I think the serial number is EHZ 81516 P. Does that make any sense? 
Looking at the fender, it doesn't seem to be able to attach to the front fork unless I need some sort of a bracket or something.


----------



## 30thtbird (Jun 29, 2009)

I don't think It's a Huffy. It does have the Huffy used daisy front sprocket and maybe even the wheels off of a Huffy, but I still don't think It's a Huffy.


----------



## partsguy (Jun 29, 2009)

30thtbird said:


> I don't think It's a Huffy. It does have the Huffy used daisy front sprocket and maybe even the wheels off of a Huffy, but I still don't think It's a Huffy.




If it looks like duck, walks like a duck, and sounds like a duck, it's a duck!

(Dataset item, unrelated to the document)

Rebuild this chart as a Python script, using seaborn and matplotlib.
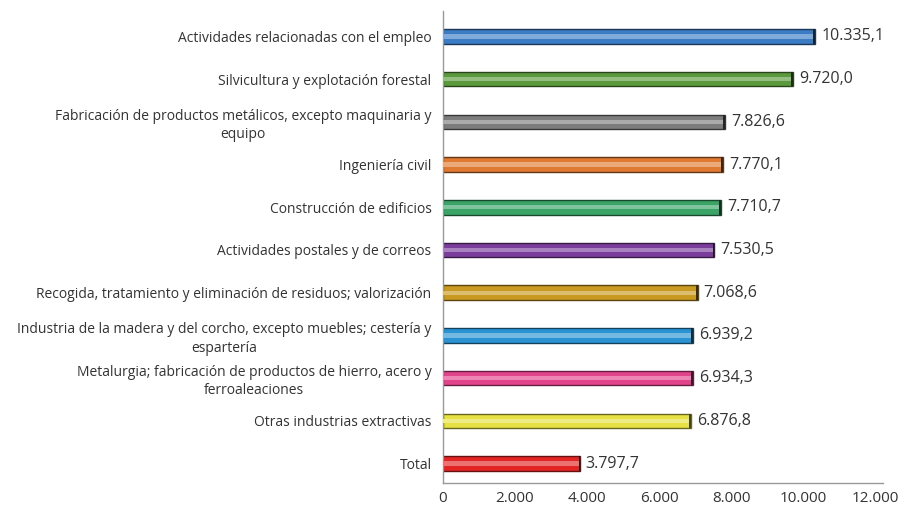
import pandas as pd
import numpy as np
import seaborn as sns
import matplotlib.pyplot as plt

categories = [
    "Actividades relacionadas con el empleo",
    "Silvicultura y explotación forestal",
    "Fabricación de productos metálicos, excepto maquinaria y\nequipo",
    "Ingeniería civil",
    "Construcción de edificios",
    "Actividades postales y de correos",
    "Recogida, tratamiento y eliminación de residuos; valorización",
    "Industria de la madera y del corcho, excepto muebles; cestería y\nespartería",
    "Metalurgia; fabricación de productos de hierro, acero y\nferroaleaciones",
    "Otras industrias extractivas",
    "Total",
]
values = [10335.1, 9720.0, 7826.6, 7770.1, 7710.7, 7530.5, 7068.6, 6939.2, 6934.3, 6876.8, 3797.7]
bar_colours = ["#3b7cc4", "#5b9a3c", "#7d7d7d", "#e07a32", "#3aa466", "#7b3d9c",
               "#c99a22", "#2a93d4", "#e2448c", "#e6e244", "#e22424"]
x_ticks = [0, 2000, 4000, 6000, 8000, 10000, 12000]

def fmt_es(v, dec=1):
    s = f"{v:,.{dec}f}"
    return s.replace(",", "X").replace(".", ",").replace("X", ".")

df = pd.DataFrame({"cat": categories, "value": values})

plt.rcParams['font.family'] = ['Open Sans', 'DejaVu Sans']
fig = plt.figure(figsize=(9.09, 5.12), dpi=100)
ax = fig.add_axes([0.487, 0.057, 0.484, 0.922])

sns.barplot(data=df, y="cat", x="value", hue="cat", palette=bar_colours,
            legend=False, width=0.34, orient="h", ax=ax, saturation=1)

# dark outline and highlight stripe to mimic the bevelled bars
for patch, col in zip(ax.patches, bar_colours):
    rgb = np.array(plt.matplotlib.colors.to_rgb(col))
    patch.set_edgecolor(tuple(rgb * 0.45))
    patch.set_linewidth(1.0)
    y0 = patch.get_y()
    h = patch.get_height()
    w = patch.get_width()
    light = tuple(np.clip(rgb + (1 - rgb) * 0.35, 0, 1))
    ax.barh(y0 + h * 0.5, w, height=h * 0.3, left=0, color=light, zorder=3)
    ax.barh(y0 + h * 0.5, w * 0.006, height=h, left=w - w * 0.006,
            color=tuple(rgb * 0.3), zorder=4)

for i, v in enumerate(values):
    ax.text(v + 170, i, fmt_es(v), va="center", ha="left", fontsize=11.5, color="#333333")

ax.set_xlim(0, 12200)
ax.set_ylim(10.45, -0.6)
ax.set_xticks(x_ticks)
ax.set_xticklabels([fmt_es(t, 0) for t in x_ticks], fontsize=11, color="#333333")
ax.tick_params(axis="x", length=0, pad=6)
ax.tick_params(axis="y", length=0, pad=8)
for lbl in ax.get_yticklabels():
    lbl.set_fontsize(10)
    lbl.set_color("#333333")
    lbl.set_multialignment("center")
    lbl.set_linespacing(1.3)
ax.set_xlabel("")
ax.set_ylabel("")
for s in ["top", "right"]:
    ax.spines[s].set_visible(False)
for s in ["left", "bottom"]:
    ax.spines[s].set_color("#999999")
    ax.spines[s].set_linewidth(1)

fig.savefig("out.png", dpi=100)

I think it is a Huffy, I also think that it has been repainted. Try to gently strip that purple paint and let me know the out come. You can also look inside the crank casing (I call it this becuase this is where the crankshaft and bearings go) as well the tube up front where the fork and neck go in.


----------



## PCHiggin (Jun 29, 2009)

Why did you buy it? Do you always buy things thinking they might be a piece of junk? You should have left it there for someone wanting a cute little bike.

Pat


----------



## RideFast (Jun 29, 2009)

I cannot find any signs showing that it has been repainted. It does have a Montgomery Ward sticker on the front of it... if that helps at all.


----------



## Parker (Jun 29, 2009)

If it started as #H instead of EH it would definitely be a huffy as that is the the way to date them. Make sure the first symbol is an E and not a number or try to post a good pic of it. If I were to have a huffy rail and its serial was 9H23510398 it would be a 69 Huffy Rail. The first number of a huffy serial is the year and is then followed by an H.


----------



## 30thtbird (Jun 30, 2009)

After looking through a 1981 MW catalog, I agree that It may be a Huffy after all. When I'm wrong, I am man enough to admit It. Isn't any need to get like that. From the serial number that was posted, I believe It Is a 79 or 80 model year bike. As far as the serial number being different for a Huffy, some manufacturers (not every time) would stamp part of the said chain stores part number as part of the serial number. That's why I believe you could find a picture of this bike In one of the 79 or 80 MW catalogs. 81516 Is the model/part number and I believe the letter P stands for the year. Kenny.


----------



## RideFast (Jun 30, 2009)

*serial numbers*

These are pictures of the two numbers I can find stamped into the frame. The first is the EHZ 81516 P and the second picture has HA719973. I hope that is able to help.


----------



## partsguy (Jun 30, 2009)

Been with this stuff since 2004, I have not seen anything like this.


----------



## Parker (Jul 1, 2009)

I just looked at a 72-73 huffy and the serials are in the same places(off the head tube is H64593497). So yours is probably a mid 70s no frills girl bike. I say no frills because there are no decals, hand brakes or multispeed hubs. So as it sits it is not worth much to most people, but some of the parts like the wheels and crank are usually needed by somebody. Hope that helps.


----------